Overall, the report finds that glaciers in western North America have lost an estimated nine per cent of their 2020 volume over the period 2020–2023.
Menounos, a professor of geography UNBC and a Canada Research Chair in Glacier Change, recently co-authored a study in the publication Science, forecasting the complete disappearance of an estimated 80 per cent of B.C.’s glaciers.
Glaciers cover about two per cent of B.C. and any watershed with glaciers will feel the effects of their disappearance.
While Lower Mainland and Vancouver Island rely on seasonal rain and snow-melt for their drinking water, communities on the eastern slope of the Rocky Mountains could see effects in their drinking water supplies.
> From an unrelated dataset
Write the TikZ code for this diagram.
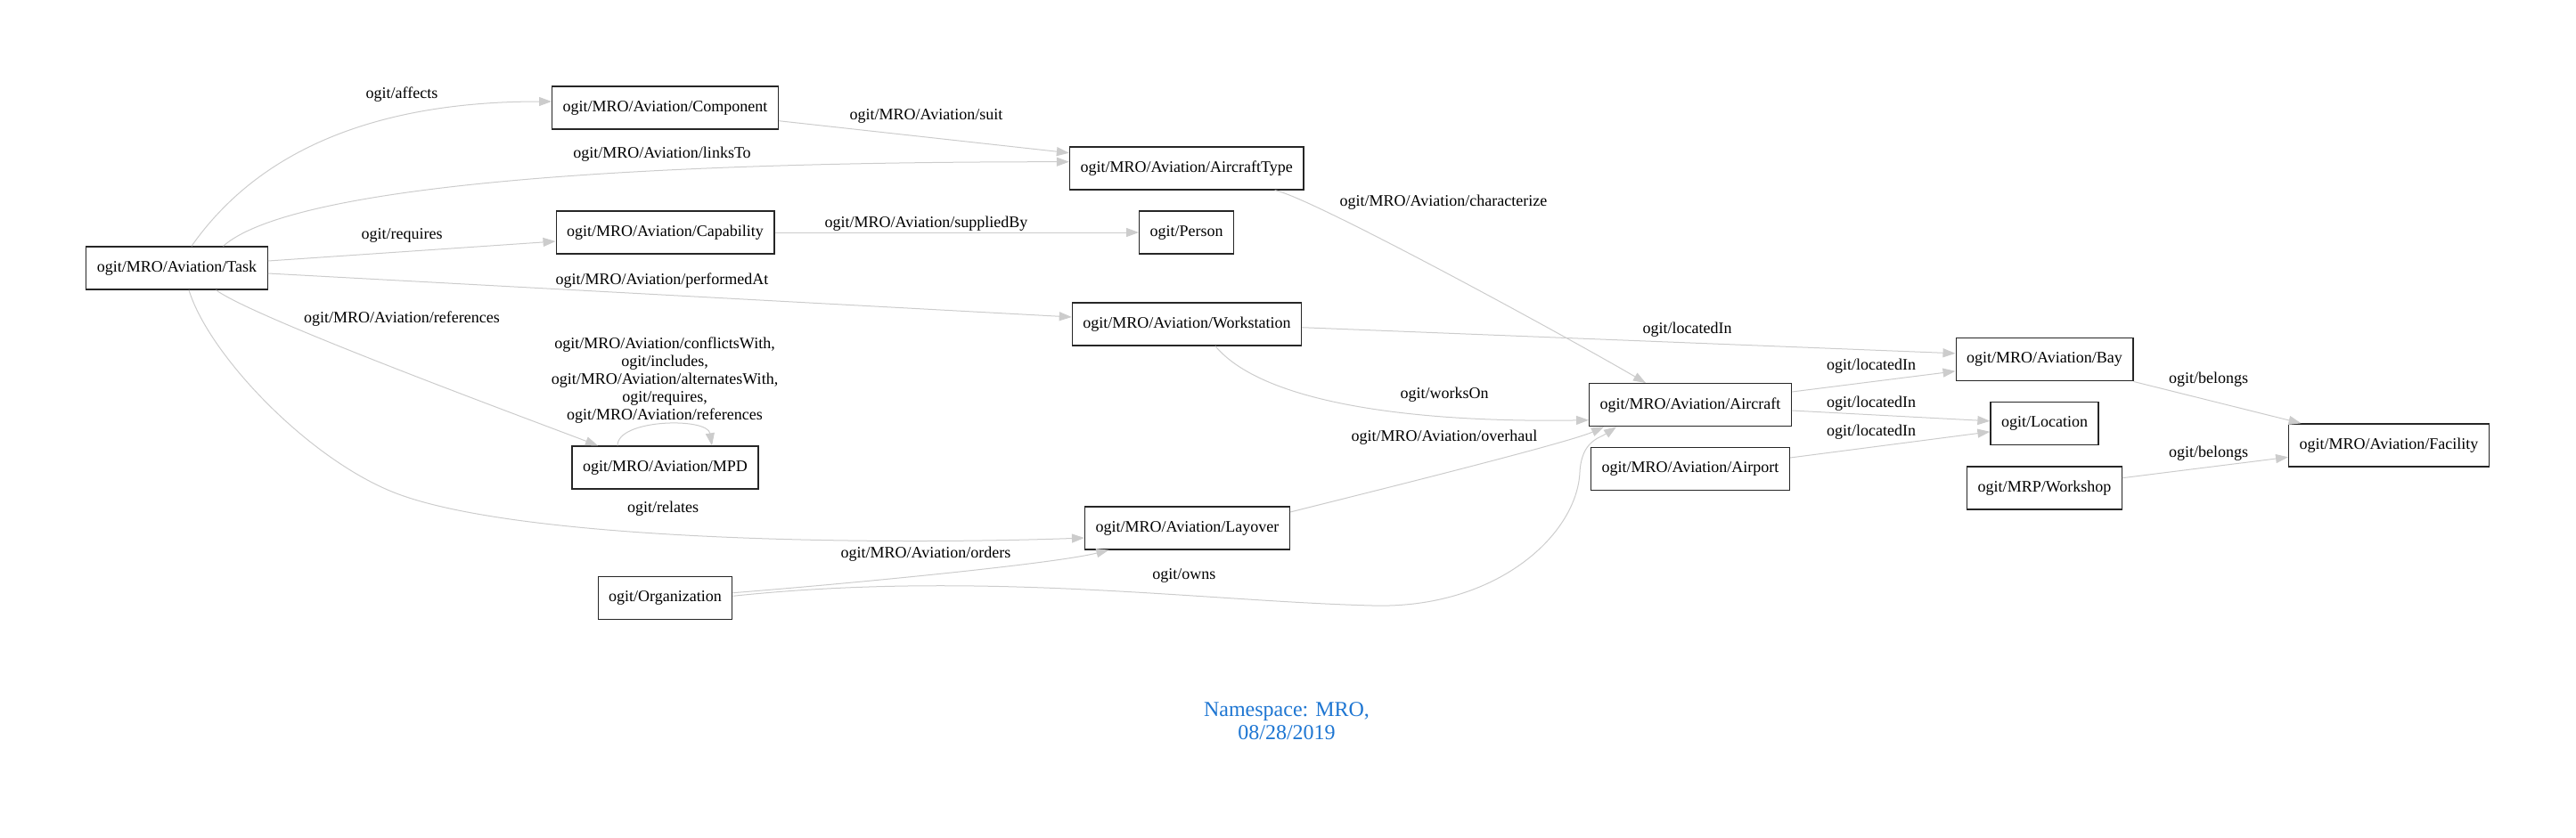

More broadly, the WMO confirms that 2023 “broke every single climate indicator” as the “warmest year on record” by far with the global average temperature 1.45 degrees Celsius above the 1850–1900 average. “Never have we been so close – albeit on a temporary basis – to the 1.5° (degrees Celsius) lower limit of the Paris Agreement on climate change,” Celeste Saulo, WMO’s secretary-general, wrote in the introduction.
“Heatwaves, floods, droughts, wildfires and intense tropical cyclones wreaked havoc on every continent and caused huge socio-economic losses,” she said. “There were particularly devastating consequences for vulnerable populations who suffer disproportionate impacts.”